Fakta mengejutkan terungkap dalam kegiatan penyelidikan yang dilakukan Subdit IV Tipidter Ditreskrimsus Polda Jambi bersama Dinas Lingkungan Hidup (DLH) Provinsi Jambi di RSUD Raden Mattaher, Kamis (15/5/2025). DLH secara tegas menyatakan bahwa pengelolaan limbah Bahan Berbahaya dan Beracun (B3) di rumah sakit milik Pemprov Jambi itu dijalankan oleh tenaga yang belum tentu memiliki kompetensi sesuai ketentuan perundang-undangan.
Salah satu yang menjadi sorotan utama adalah Haryadi, penanggung jawab limbah B3 di RSUD Raden Mattaher, yang diduga kuat belum memiliki sertifikat uji kompetensi pengelolaan limbah B3.
“Ini bukan pekerjaan coba-coba. Pengelolaan limbah B3 harus dilakukan oleh tenaga yang bersertifikat dan memahami dengan baik karakter limbah, potensi bahayanya, serta tata cara penanganannya,” tegas perwakilan DLH Provinsi Jambi saat dikonfirmasi.
Kekhawatiran DLH makin memuncak ketika salah satu perwakilan rumah sakit menjawab pertanyaan mereka terkait jenis limbah B3 yang paling berbahaya dengan menyebut “oli bekas”. Jawaban itu langsung dibantah keras oleh DLH karena menunjukkan minimnya pemahaman tentang klasifikasi limbah medis.
“Oli bekas? Itu jelas limbah mudah terbakar, bukan infeksius. Ini bukti ada yang sangat salah dalam pengelolaan! Jangan-jangan simbol bahaya pun tidak dipasang di fasilitas penyimpanan. Bukak-bukak, Bang! Harus kita periksa satu-satu,” kata salah satu petugas DLH.
isu terkait pengelolaan limbah medis di RSUD Raden Mattaher sebenarnya sudah lebih dulu ramai di Jambi. Salah satu yang sempat memicu kehebohan publik adalah beredarnya informasi dan dokumentasi soal praktik pemisahan botol infus dari kantong kuning yang tercampur dengan limbah infeksius lainnya. Meskipun temuan itu bukan berasal dari DLH, sorotan masyarakat terhadap lemahnya sistem pengelolaan limbah di rumah sakit tersebut kian menguat.

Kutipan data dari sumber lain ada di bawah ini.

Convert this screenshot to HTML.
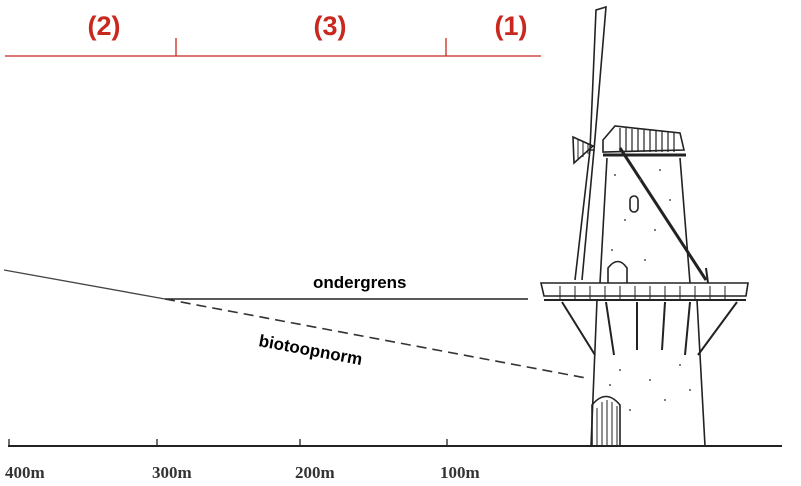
<!DOCTYPE html>
<html><head><meta charset="utf-8"><style>
html,body{margin:0;padding:0;background:#fff;width:801px;height:486px;overflow:hidden}
</style></head><body>
<svg width="801" height="486" viewBox="0 0 801 486" xmlns="http://www.w3.org/2000/svg">
<!-- red top scale -->
<g stroke="#c8281e" stroke-width="1.3" fill="none">
<line x1="5" y1="56" x2="541" y2="56"/>
<line x1="176" y1="38" x2="176" y2="56"/>
<line x1="446" y1="38" x2="446" y2="56"/>
</g>
<g fill="#c8281e" font-family="Liberation Sans, sans-serif" font-weight="bold" font-size="27" text-anchor="middle">
<text x="104" y="35">(2)</text>
<text x="330" y="35">(3)</text>
<text x="511" y="35">(1)</text>
</g>
<!-- lines -->
<line x1="4" y1="270" x2="165" y2="299" stroke="#444" stroke-width="1.3"/>
<line x1="165" y1="299" x2="528" y2="299" stroke="#222" stroke-width="1.5"/>
<line x1="165" y1="299" x2="586" y2="378" stroke="#333" stroke-width="1.6" stroke-dasharray="10,6"/>
<text x="313" y="288" font-family="Liberation Sans, sans-serif" font-weight="bold" font-size="17">ondergrens</text>
<text x="258" y="346" font-family="Liberation Sans, sans-serif" font-weight="bold" font-size="17" transform="rotate(10.5 258 346)">biotoopnorm</text>
<!-- ground axis -->
<line x1="8" y1="446" x2="782" y2="446" stroke="#222" stroke-width="2"/>
<g stroke="#222" stroke-width="1.3">
<line x1="9" y1="439" x2="9" y2="446"/><line x1="157" y1="439" x2="157" y2="446"/>
<line x1="300" y1="439" x2="300" y2="446"/><line x1="447" y1="439" x2="447" y2="446"/>
</g>
<g font-family="Liberation Serif, serif" font-weight="bold" font-size="17" fill="#333">
<text x="5" y="478">400m</text><text x="152" y="478">300m</text>
<text x="295" y="478">200m</text><text x="440" y="478">100m</text>
</g>
<!-- windmill -->
<g stroke="#222" stroke-width="1.6" fill="none">
<!-- upper body -->
<path d="M607 158 L600 283 M680 158 L690 283"/>
<line x1="603" y1="155" x2="686" y2="155" stroke-width="3"/>
<!-- cap hatch -->
<path d="M603 140 L615 126 L680 133 L684 150 L603 152 Z" fill="#fff"/>
<g stroke-width="1.2"><path d="M620 128V152M626 128V152M632 129V152M638 129V152M644 130V152M650 130V152M656 131V152M662 131V152M668 132V152M674 132V152"/></g>
<!-- sails -->
<path d="M596 10 L606 7 L594 150 L590 150 Z" fill="#fff"/>
<path d="M590 150 L575 280 M594 150 L582 280"/>
<path d="M573 137 L593 146 L574 163 Z"/>
<path d="M578 140V160M583 142V157M588 144V154" stroke-width="1"/>
<!-- brace -->
<line x1="620" y1="148" x2="706" y2="280" stroke-width="3"/>
<line x1="706" y1="268" x2="708" y2="283" stroke-width="2"/>
<!-- window -->
<rect x="630" y="196" width="8" height="16" rx="4"/>
<path d="M608 283 V268 Q618 255 627 268 V283"/>
<!-- gallery -->
<path d="M541 283 H748 L746 296 H544 Z" fill="#fff"/>
<line x1="544" y1="300" x2="746" y2="300" stroke-width="2"/>
<path d="M560 286V300M575 286V300M590 286V300M605 286V300M620 286V300M635 286V300M650 286V300M665 286V300M680 286V300M695 286V300M710 286V300M725 286V300" stroke-width="1"/>
<!-- lower tower -->
<path d="M597 300 L591 446 M697 300 L705 446"/>
<path d="M562 302 L595 355 M737 302 L698 355 M606 302 L614 355 M637 302 L637 350 M665 302 L662 350 M690 302 L685 355" stroke-width="2"/>
<!-- door -->
<path d="M592 446 V405 Q606 388 620 405 V446"/>
<path d="M597 408V446M602 402V446M607 400V446M612 402V446M617 406V446" stroke-width="1"/>
</g>
<g fill="#555">
<circle cx="615" cy="175" r="1"/><circle cx="640" cy="180" r="1"/><circle cx="660" cy="170" r="1"/><circle cx="625" cy="220" r="1"/><circle cx="655" cy="230" r="1"/><circle cx="670" cy="200" r="1"/><circle cx="612" cy="250" r="1"/><circle cx="645" cy="260" r="1"/><circle cx="620" cy="370" r="1"/><circle cx="650" cy="380" r="1"/><circle cx="680" cy="365" r="1"/><circle cx="630" cy="410" r="1"/><circle cx="665" cy="400" r="1"/><circle cx="610" cy="385" r="1"/><circle cx="690" cy="390" r="1"/>
</g>
</svg>
</body></html>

Dengan rentetan persoalan ini, pengelolaan Limbah B3 di RSUD Raden Mattaher Patut di pertanyakan keamanan nya sesuai prosedur patut diduga sangat jauh dari standar. Minimnya kompetensi tenaga, buruknya standar administratif, hingga potensi pelanggaran teknis lainnya menjadi indikasi serius adanya kelalaian struktural.
“Kalau tidak tahu karakter limbah, bagaimana bisa mengelola penyimpanan? Bagaimana kalau terjadi tumpahan atau kebocoran? Ini bukan sekadar pelanggaran administratif. Ini soal keselamatan, ini soal ekosistem,” tegas DLH.
DLH memastikan akan terus mengawal proses penyelidikan bersama kepolisian. Mereka juga mengingatkan seluruh fasilitas pelayanan kesehatan di Jambi agar tidak lagi menganggap remeh pengelolaan limbah B3.
Kasus RSUD Raden Mattaher menjadi peringatan keras bahwa pengabaian terhadap standar dan aturan pengelolaan limbah medis bukan hanya berisiko hukum, tetapi juga mengancam keselamatan publik dan lingkungan hidup.